**DATASET EXTRACT**.
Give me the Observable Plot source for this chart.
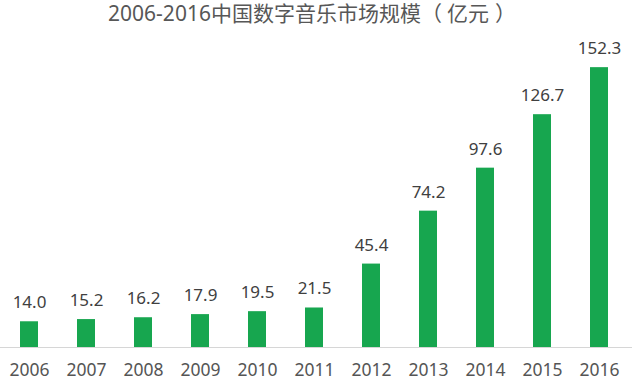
<!DOCTYPE html>
<html>
<head>
<meta charset="utf-8">
<script src="https://cdn.jsdelivr.net/npm/d3@7"></script>
<script src="https://cdn.jsdelivr.net/npm/@observablehq/plot@0.6"></script>
<style>
  html, body { margin: 0; padding: 0; background: #fff; }
  #wrap { width: 640px; height: 384px; overflow: hidden; font-family: "Noto Sans", "Noto Sans CJK SC", sans-serif; }
  #title { width: 624px; padding-right: 16px; height: 30px; line-height: 27px; text-align: center; font-size: 21px; color: #575757; white-space: nowrap; }
  #title .po { margin-right: 5px; }
  #title .pc { margin-left: 6px; }
</style>
</head>
<body>
<div id="wrap">
  <div id="title"></div>
  <div id="chart"></div>
</div>
<script>
const titleMain = "2006-2016中国数字音乐市场规模";
const titleUnit = "亿元";
const years = ["2006", "2007", "2008", "2009", "2010", "2011", "2012", "2013", "2014", "2015", "2016"];
const values = [14.0, 15.2, 16.2, 17.9, 19.5, 21.5, 45.4, 74.2, 97.6, 126.7, 152.3];

const t = d3.select("#title");
t.append("span").text(titleMain);
t.append("span").attr("class", "po").text("（");
t.append("span").text(titleUnit);
t.append("span").attr("class", "pc").text("）");

const data = years.map((y, i) => ({year: y, value: values[i]}));

const plot = Plot.plot({
  width: 640,
  height: 354,
  marginLeft: 17,
  marginRight: 29,
  marginTop: 23,
  marginBottom: 37,
  style: {fontFamily: '"Noto Sans", "Noto Sans CJK SC", sans-serif', color: "#555", background: "#fff", overflow: "visible"},
  x: {domain: years, paddingInner: 0.6875, paddingOuter: 0, label: null},
  y: {domain: [0, 160], axis: null},
  marks: [
    Plot.barY(data, {x: "year", y: "value", fill: "#17a64f"}),
    Plot.text(data, {x: "year", y: "value", text: d => d.value.toFixed(1), dy: -19, fontSize: 17, fill: "#404040"}),
    Plot.axisX({tickSize: 0, tickPadding: 16, fontSize: 17.5, fill: "#555", label: null})
  ]
});

// baseline drawn at the y scale's zero, spanning the reference's full width
const y0 = plot.scale("y").apply(0);
d3.select(plot).append("line")
  .attr("x1", 0).attr("x2", 632)
  .attr("y1", y0 + 0.5).attr("y2", y0 + 0.5)
  .attr("stroke", "#d6d6d6").attr("stroke-width", 1);

document.getElementById("chart").appendChild(plot);
</script>
</body>
</html>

**TASK DETAILS**.
Write out the whole listing exactly, and drop the pictures.

**EXPECTED ANSWER**.
Give me the Observable Plot source for this chart.
<!DOCTYPE html>
<html>
<head>
<meta charset="utf-8">
<script src="https://cdn.jsdelivr.net/npm/d3@7"></script>
<script src="https://cdn.jsdelivr.net/npm/@observablehq/plot@0.6"></script>
<style>
  html, body { margin: 0; padding: 0; background: #fff; }
  #wrap { width: 640px; height: 384px; overflow: hidden; font-family: "Noto Sans", "Noto Sans CJK SC", sans-serif; }
  #title { width: 624px; padding-right: 16px; height: 30px; line-height: 27px; text-align: center; font-size: 21px; color: #575757; white-space: nowrap; }
  #title .po { margin-right: 5px; }
  #title .pc { margin-left: 6px; }
</style>
</head>
<body>
<div id="wrap">
  <div id="title"></div>
  <div id="chart"></div>
</div>
<script>
const titleMain = "2006-2016中国数字音乐市场规模";
const titleUnit = "亿元";
const years = ["2006", "2007", "2008", "2009", "2010", "2011", "2012", "2013", "2014", "2015", "2016"];
const values = [14.0, 15.2, 16.2, 17.9, 19.5, 21.5, 45.4, 74.2, 97.6, 126.7, 152.3];

const t = d3.select("#title");
t.append("span").text(titleMain);
t.append("span").attr("class", "po").text("（");
t.append("span").text(titleUnit);
t.append("span").attr("class", "pc").text("）");

const data = years.map((y, i) => ({year: y, value: values[i]}));

const plot = Plot.plot({
  width: 640,
  height: 354,
  marginLeft: 17,
  marginRight: 29,
  marginTop: 23,
  marginBottom: 37,
  style: {fontFamily: '"Noto Sans", "Noto Sans CJK SC", sans-serif', color: "#555", background: "#fff", overflow: "visible"},
  x: {domain: years, paddingInner: 0.6875, paddingOuter: 0, label: null},
  y: {domain: [0, 160], axis: null},
  marks: [
    Plot.barY(data, {x: "year", y: "value", fill: "#17a64f"}),
    Plot.text(data, {x: "year", y: "value", text: d => d.value.toFixed(1), dy: -19, fontSize: 17, fill: "#404040"}),
    Plot.axisX({tickSize: 0, tickPadding: 16, fontSize: 17.5, fill: "#555", label: null})
  ]
});

// baseline drawn at the y scale's zero, spanning the reference's full width
const y0 = plot.scale("y").apply(0);
d3.select(plot).append("line")
  .attr("x1", 0).attr("x2", 632)
  .attr("y1", y0 + 0.5).attr("y2", y0 + 0.5)
  .attr("stroke", "#d6d6d6").attr("stroke-width", 1);

document.getElementById("chart").appendChild(plot);
</script>
</body>
</html>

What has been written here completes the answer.